You're right, about the hands!  I also started reading the Henri Nouwen book about that other painting of the return of the Prodigal Son.  It looks like it will be a treat.


Katie van Schaijik

Apr 15, 2013 8:26pm

The emphasis on going out reminds me very much of John Paul II, who as a young university chaplain was known for his way of going out into the lives of his parishioners.  Here is how Weigel describes his mode.

Previously, the chaplian's task had been to provide sacramental services to students.  Wojtyla, who intensified the chaplaincy's sacramental ministry and involved the students in it liturgically, thought of his chaplaincy as a ministry of "accompaniment," a way to "accompany" these students in their lives.  The chaplain's presence wasn't limited to the sanctuary and the confessional.  A really effective chaplaincy, he believed, had to be present to these young lives in the world as well as in the church.
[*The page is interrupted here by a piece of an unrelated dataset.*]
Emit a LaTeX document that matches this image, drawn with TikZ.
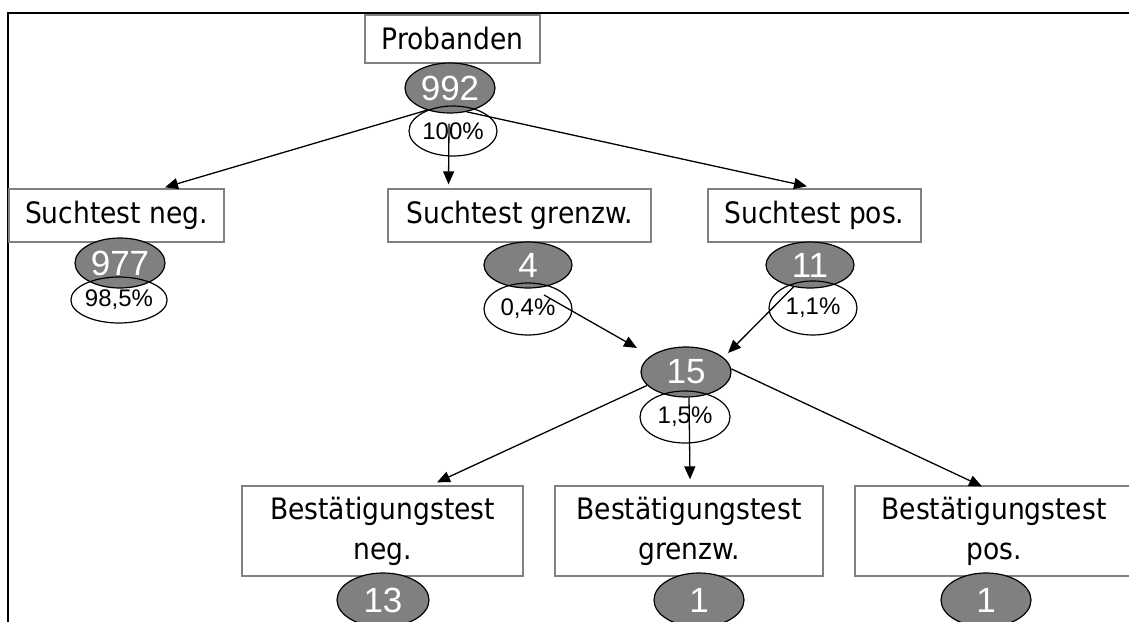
\documentclass[tikz,border=0pt]{standalone}
\usepackage{fontspec}
\setmainfont{DejaVu Sans Condensed}
\newfontfamily\numfont{Liberation Sans}
\usetikzlibrary{arrows.meta,calc,shapes.geometric}
\definecolor{boxgray}{RGB}{128,128,128}
\definecolor{numgray}{RGB}{128,128,128}
\begin{document}
\begin{tikzpicture}[x=1pt,y=-1pt,
  box/.style={draw=boxgray,line width=1.3pt,fill=white,inner sep=0pt,font=\fontsize{29.5}{40}\selectfont,align=center},
  num/.style={ellipse,draw=black,line width=1.2pt,fill=numgray,text=white,inner sep=0pt,minimum width=90pt,minimum height=50pt,font=\numfont\fontsize{35}{35}\selectfont},
  pct/.style={ellipse,draw=black,line width=1.2pt,inner sep=0pt,minimum width=88pt,minimum height=50pt,font=\numfont\fontsize{24}{24}\selectfont},
  arr/.style={line width=1.3pt,-{Triangle[length=13pt,width=11pt]}},
  frame/.style={line width=2.6pt,line cap=rect}
]
\useasboundingbox (0,0) rectangle (1129,621);
\clip (0,0) rectangle (1129,621);

% frame
\draw[frame] (8,625) -- (8,13) -- (1135,13);

% top level
\node[box,minimum width=175pt,minimum height=48pt] (prob) at (452.5,39) {Probanden};
\node[num] (n992) at (450,88) {992};
\node[pct] (p100) at (453,131) {100\%};

% Suchtest row
\node[box,minimum width=215pt,minimum height=53pt] (sneg) at (116.5,215.5) {Suchtest neg.};
\node[num] (n977) at (120,263) {977};
\node[pct,minimum width=90pt,minimum height=46pt] (p985) at (119,300) {98,5\%};

\node[box,minimum width=263pt,minimum height=53pt] (sgr) at (519.5,215.5) {Suchtest grenzw.};
\node[num,minimum width=88pt,minimum height=46pt] (n4) at (528,265) {4};
\node[pct,minimum height=52pt] (p04) at (528,309) {0,4\%};

\node[box,minimum width=213pt,minimum height=53pt] (spos) at (814.5,215.5) {Suchtest pos.};
\node[num,minimum width=88pt,minimum height=46pt] (n11) at (810,265) {11};
\node[pct,minimum height=54pt] (p11) at (813,308) {1,1\%};

% merge
\node[num] (n15) at (686,372) {15};
\node[pct,minimum width=90pt,minimum height=52pt] (p15) at (685,417) {1,5\%};

% Bestaetigungstest row
\node[box,minimum width=281pt,minimum height=90pt] (bneg) at (382.5,531) {Bestätigungstest\\neg.};
\node[num,minimum width=92pt,minimum height=54pt] (n13) at (383,600) {13};
\node[box,minimum width=268pt,minimum height=90pt] (bgr) at (689,531) {Bestätigungstest\\grenzw.};
\node[num,minimum width=90pt,minimum height=54pt] (n1a) at (699,600) {1};
\node[box,minimum width=278pt,minimum height=90pt] (bpos) at (994,531) {Bestätigungstest\\pos.};
\node[num,minimum width=90pt,minimum height=54pt] (n1b) at (986,600) {1};

% connectors
\draw[arr] (n992.224) -- ($(sneg.north)+(48.5,-1)$);
\draw[arr] ($(n992.south)+(-1,10)$) -- ($(sgr.north)+(-71,-4)$);
\draw[arr] (n992.305) -- ($(spos.north)+(-7.5,-2)$);
\draw[arr] ($(n4.center)+(16,30)$) -- ($(n15.center)+(-49,-24)$);
\draw[arr] (n11.233) -- ($(n15.center)+(42,-19)$);
\draw[arr] (n15.199) -- ($(bneg.north)+(54.5,-3)$);
\draw[arr] ($(n15.south)+(3,0)$) -- ($(bgr.north)+(1,-6)$);
\draw[arr] (n15.4) -- ($(bpos.north)+(-12,1)$);
\end{tikzpicture}
\end{document}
Here is how one of those students later described it:

He always had time," Teresa Malecka recalled. He understood that baptize means to come home, to be with the  family, to bless the baby sleeping in the bed. We didn't have to ask him to do this; he wanted to do it."


Devra Torres

Apr 15, 2013 9:12pm

Yes!  The publisher and I had a whole, long conversation about how best to translate "accompany," since it appeared so very often in different forms.  It's an expression of how pastors ought to make the effort to "walk beside" the people in their care (which is very broadly defined), not just on a few, special religious occasions, but everywhere.  And then, beyond that, it has to do with every Christian being willing to take on the exertions and discomforts and inconveniences and adventures involved in genuine love of neighbor.


Sam Roeble

Apr 17, 2013 9:18am

Companion:  literally "bread fellow, messmate," from Latin com- "with" + panis "bread".
--with bread--very eucharistic!


Devra Torres

Apr 17, 2013 3:15pm

Very!  There was also a part--I think a quote from Bl. JPII--about the expression "eating salt together," salt being a symbol of a bond that endures, is preserved.